Dans le domaine littéraire, les écrits de Choucri Cardahi sur le rapport des écrivains français à la foi chrétienne ont été reconnus tant par leur style que par leur contenu:
"Le style, qui fleure le classique, est d'une pureté que nombre d'écrivains français semblent ignorer. Les allusions, les citations, les références sont amenées avec ce naturel que seule donne une fréquentation des maîtres. Ne parlons pas de l'érudition de l'auteur: elle confond l'esprit." Daniel-Rops[30]
"M. Choucri Cardahi nous fait assister à la Comédie académique, qui est une des formes de la Comédie humaine. (...) Et l' Académie française s'honore d'être ainsi étudiée, scrutée pour elle-même, tout en sachant bien qu'il entre toujours un peu d'aveuglement dans un amour. Mais il faut un peu de magie partout, même dans le bonheur." Jean Guitton[31]

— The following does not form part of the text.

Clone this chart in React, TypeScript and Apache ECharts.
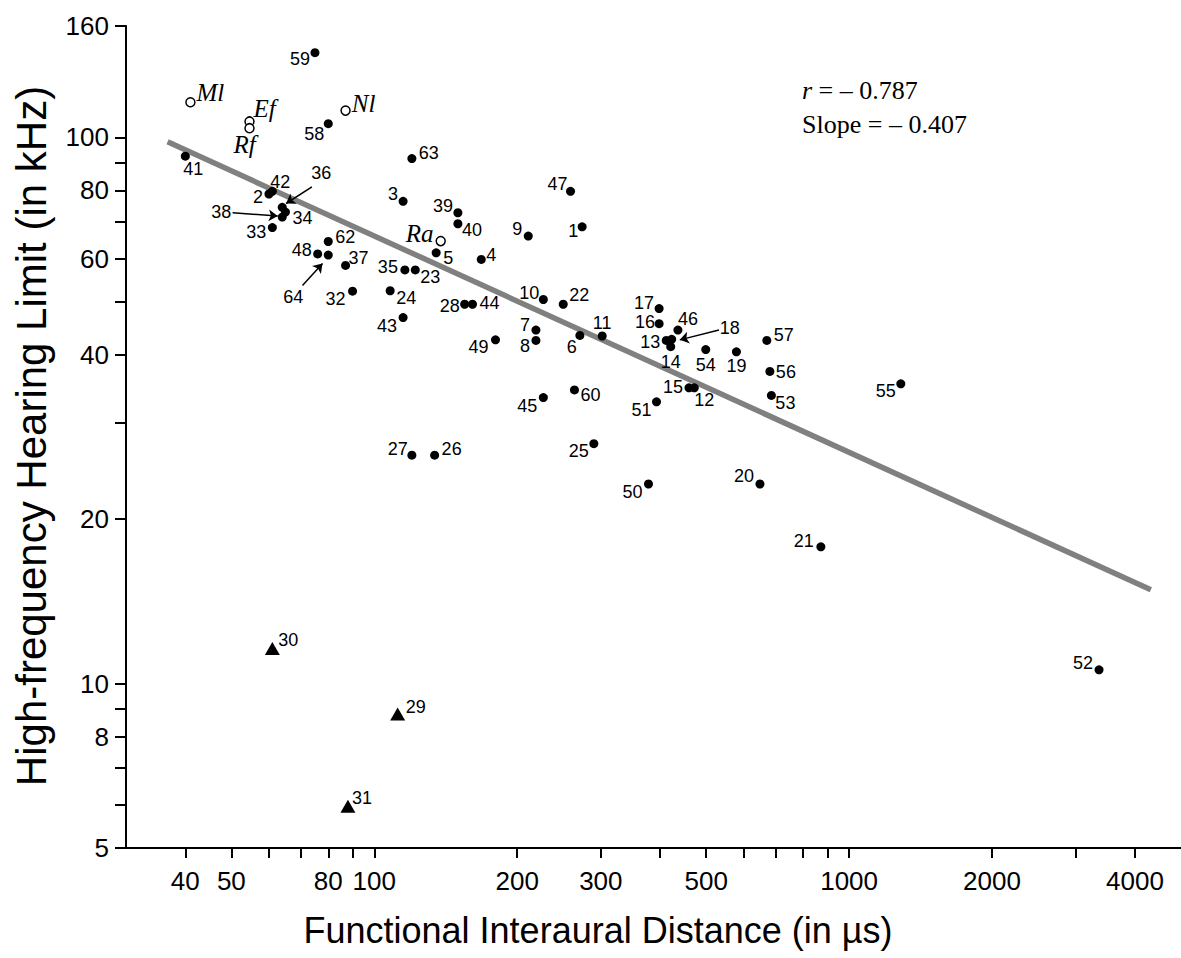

En revanche Choucri Cardahi n'a pas appliqué son approche comparative et son érudition au champ littéraire contemporain du Liban ou du monde arabe en général; ainsi seuls Hector Klat (1888-1976) un ami depuis leurs années en Égypte, Georges Cattaui, le P. Sélim Abou, sont brièvement évoqués dans ses ouvrages littéraires[32].
Parmi ses distinctions, Choucri Cardahi était grand officier de la Légion d’honneur.
Le , il fut élu membre correspondant de l'Institut de France et le resta jusqu'à sa mort.
L’Académie française lui décerne le prix de la langue-française en 1963.
En 1997, son fils Pierre Cardahi créa un prix à la mémoire de son père à l'Académie des sciences morales et politiques de France[34].